> [Information provided]:
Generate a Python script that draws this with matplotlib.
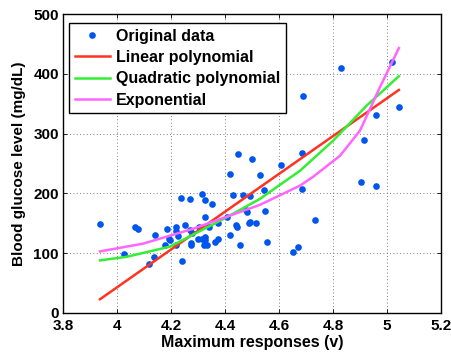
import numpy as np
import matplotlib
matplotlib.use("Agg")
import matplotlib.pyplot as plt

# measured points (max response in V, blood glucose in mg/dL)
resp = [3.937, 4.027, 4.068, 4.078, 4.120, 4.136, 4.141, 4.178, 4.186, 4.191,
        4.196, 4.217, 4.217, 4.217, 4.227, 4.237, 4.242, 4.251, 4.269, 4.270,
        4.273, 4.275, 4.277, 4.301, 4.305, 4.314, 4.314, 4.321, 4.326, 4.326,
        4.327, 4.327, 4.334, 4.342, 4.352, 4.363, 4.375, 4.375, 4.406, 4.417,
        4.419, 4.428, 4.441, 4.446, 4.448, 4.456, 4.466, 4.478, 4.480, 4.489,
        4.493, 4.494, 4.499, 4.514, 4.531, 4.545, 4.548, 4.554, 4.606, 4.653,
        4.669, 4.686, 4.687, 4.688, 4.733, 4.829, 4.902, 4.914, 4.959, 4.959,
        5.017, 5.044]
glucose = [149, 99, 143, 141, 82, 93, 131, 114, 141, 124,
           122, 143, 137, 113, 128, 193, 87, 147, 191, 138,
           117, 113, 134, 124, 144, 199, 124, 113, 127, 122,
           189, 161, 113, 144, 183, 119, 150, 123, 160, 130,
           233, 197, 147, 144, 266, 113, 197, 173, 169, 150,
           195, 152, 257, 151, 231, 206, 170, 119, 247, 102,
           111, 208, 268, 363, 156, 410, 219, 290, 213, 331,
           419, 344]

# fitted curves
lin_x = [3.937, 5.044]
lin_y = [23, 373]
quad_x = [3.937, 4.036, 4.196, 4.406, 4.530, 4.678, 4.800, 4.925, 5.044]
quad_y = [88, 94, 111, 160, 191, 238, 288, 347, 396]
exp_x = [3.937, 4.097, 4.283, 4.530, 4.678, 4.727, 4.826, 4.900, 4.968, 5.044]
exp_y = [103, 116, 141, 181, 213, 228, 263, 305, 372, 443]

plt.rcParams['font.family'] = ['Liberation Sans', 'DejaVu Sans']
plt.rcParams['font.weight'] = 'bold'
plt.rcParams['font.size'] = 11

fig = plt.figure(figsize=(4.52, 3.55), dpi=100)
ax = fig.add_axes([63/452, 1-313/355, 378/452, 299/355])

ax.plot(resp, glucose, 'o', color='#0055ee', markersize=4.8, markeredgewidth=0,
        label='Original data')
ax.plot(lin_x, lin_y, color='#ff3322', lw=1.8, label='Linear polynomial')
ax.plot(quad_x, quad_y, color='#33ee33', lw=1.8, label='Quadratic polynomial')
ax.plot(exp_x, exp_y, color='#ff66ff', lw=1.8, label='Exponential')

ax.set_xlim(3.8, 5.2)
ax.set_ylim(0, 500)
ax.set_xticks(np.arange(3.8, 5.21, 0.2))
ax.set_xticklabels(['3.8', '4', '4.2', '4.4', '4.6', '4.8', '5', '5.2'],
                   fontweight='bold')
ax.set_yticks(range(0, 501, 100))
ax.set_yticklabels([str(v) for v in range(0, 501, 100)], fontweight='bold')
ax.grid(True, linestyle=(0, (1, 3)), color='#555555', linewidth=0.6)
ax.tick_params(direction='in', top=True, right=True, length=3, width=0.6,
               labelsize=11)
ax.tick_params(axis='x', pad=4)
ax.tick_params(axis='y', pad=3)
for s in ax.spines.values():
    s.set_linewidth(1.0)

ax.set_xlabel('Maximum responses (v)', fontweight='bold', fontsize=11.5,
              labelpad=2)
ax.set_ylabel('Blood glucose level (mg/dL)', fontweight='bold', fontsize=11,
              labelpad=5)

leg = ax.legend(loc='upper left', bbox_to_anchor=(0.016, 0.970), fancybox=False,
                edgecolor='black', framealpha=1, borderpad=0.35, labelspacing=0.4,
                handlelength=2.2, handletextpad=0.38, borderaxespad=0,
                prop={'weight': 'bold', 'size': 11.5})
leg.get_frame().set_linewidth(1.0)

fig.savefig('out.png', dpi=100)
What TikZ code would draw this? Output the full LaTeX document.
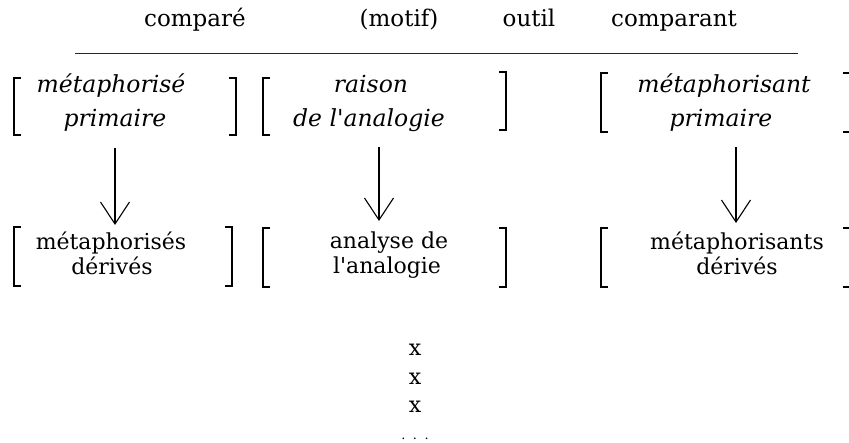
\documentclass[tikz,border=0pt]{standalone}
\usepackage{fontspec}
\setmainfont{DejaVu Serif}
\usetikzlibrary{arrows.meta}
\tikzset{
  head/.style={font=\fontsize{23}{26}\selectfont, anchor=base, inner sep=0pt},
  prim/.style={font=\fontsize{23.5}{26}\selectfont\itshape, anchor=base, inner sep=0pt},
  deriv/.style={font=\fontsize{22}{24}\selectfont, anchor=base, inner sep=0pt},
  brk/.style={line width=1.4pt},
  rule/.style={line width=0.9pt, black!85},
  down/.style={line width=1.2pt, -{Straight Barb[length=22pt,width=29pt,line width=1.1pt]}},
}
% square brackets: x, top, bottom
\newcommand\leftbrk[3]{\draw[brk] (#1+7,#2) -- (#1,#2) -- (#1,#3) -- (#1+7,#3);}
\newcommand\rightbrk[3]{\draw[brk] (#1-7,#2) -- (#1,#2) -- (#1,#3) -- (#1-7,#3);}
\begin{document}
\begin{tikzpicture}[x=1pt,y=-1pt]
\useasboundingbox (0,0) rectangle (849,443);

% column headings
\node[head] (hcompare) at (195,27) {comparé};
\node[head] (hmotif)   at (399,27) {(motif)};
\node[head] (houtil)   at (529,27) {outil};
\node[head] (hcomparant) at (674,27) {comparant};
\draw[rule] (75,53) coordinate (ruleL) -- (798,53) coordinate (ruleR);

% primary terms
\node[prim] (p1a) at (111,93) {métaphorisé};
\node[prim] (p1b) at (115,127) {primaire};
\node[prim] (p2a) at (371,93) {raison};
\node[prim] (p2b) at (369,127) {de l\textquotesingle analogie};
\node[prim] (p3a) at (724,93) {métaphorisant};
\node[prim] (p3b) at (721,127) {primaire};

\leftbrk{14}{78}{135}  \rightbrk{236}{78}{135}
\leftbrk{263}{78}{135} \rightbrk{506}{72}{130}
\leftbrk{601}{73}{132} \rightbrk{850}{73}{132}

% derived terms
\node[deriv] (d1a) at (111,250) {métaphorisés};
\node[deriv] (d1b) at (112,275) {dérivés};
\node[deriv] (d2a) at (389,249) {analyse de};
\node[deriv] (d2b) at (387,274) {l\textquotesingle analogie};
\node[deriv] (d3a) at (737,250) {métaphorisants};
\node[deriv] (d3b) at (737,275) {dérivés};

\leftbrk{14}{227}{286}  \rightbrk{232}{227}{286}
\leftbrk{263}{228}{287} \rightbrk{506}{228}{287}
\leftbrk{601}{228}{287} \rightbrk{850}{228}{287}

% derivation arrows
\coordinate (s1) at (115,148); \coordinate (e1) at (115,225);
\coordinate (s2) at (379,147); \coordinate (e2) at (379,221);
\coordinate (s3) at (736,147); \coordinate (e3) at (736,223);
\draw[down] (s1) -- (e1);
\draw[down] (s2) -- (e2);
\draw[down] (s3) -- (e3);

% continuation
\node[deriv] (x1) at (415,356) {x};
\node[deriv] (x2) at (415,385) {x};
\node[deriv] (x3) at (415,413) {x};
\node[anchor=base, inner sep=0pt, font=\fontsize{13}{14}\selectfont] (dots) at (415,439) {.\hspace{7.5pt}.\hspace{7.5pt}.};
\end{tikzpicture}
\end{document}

> [Given task]: Starting with the first line of the data above and ending with the line containing "import matplotlib.pyplot as plt", please restate every line exactly, leaving images out.

> [Answer for the task]:
Generate a Python script that draws this with matplotlib.
import numpy as np
import matplotlib
matplotlib.use("Agg")
import matplotlib.pyplot as plt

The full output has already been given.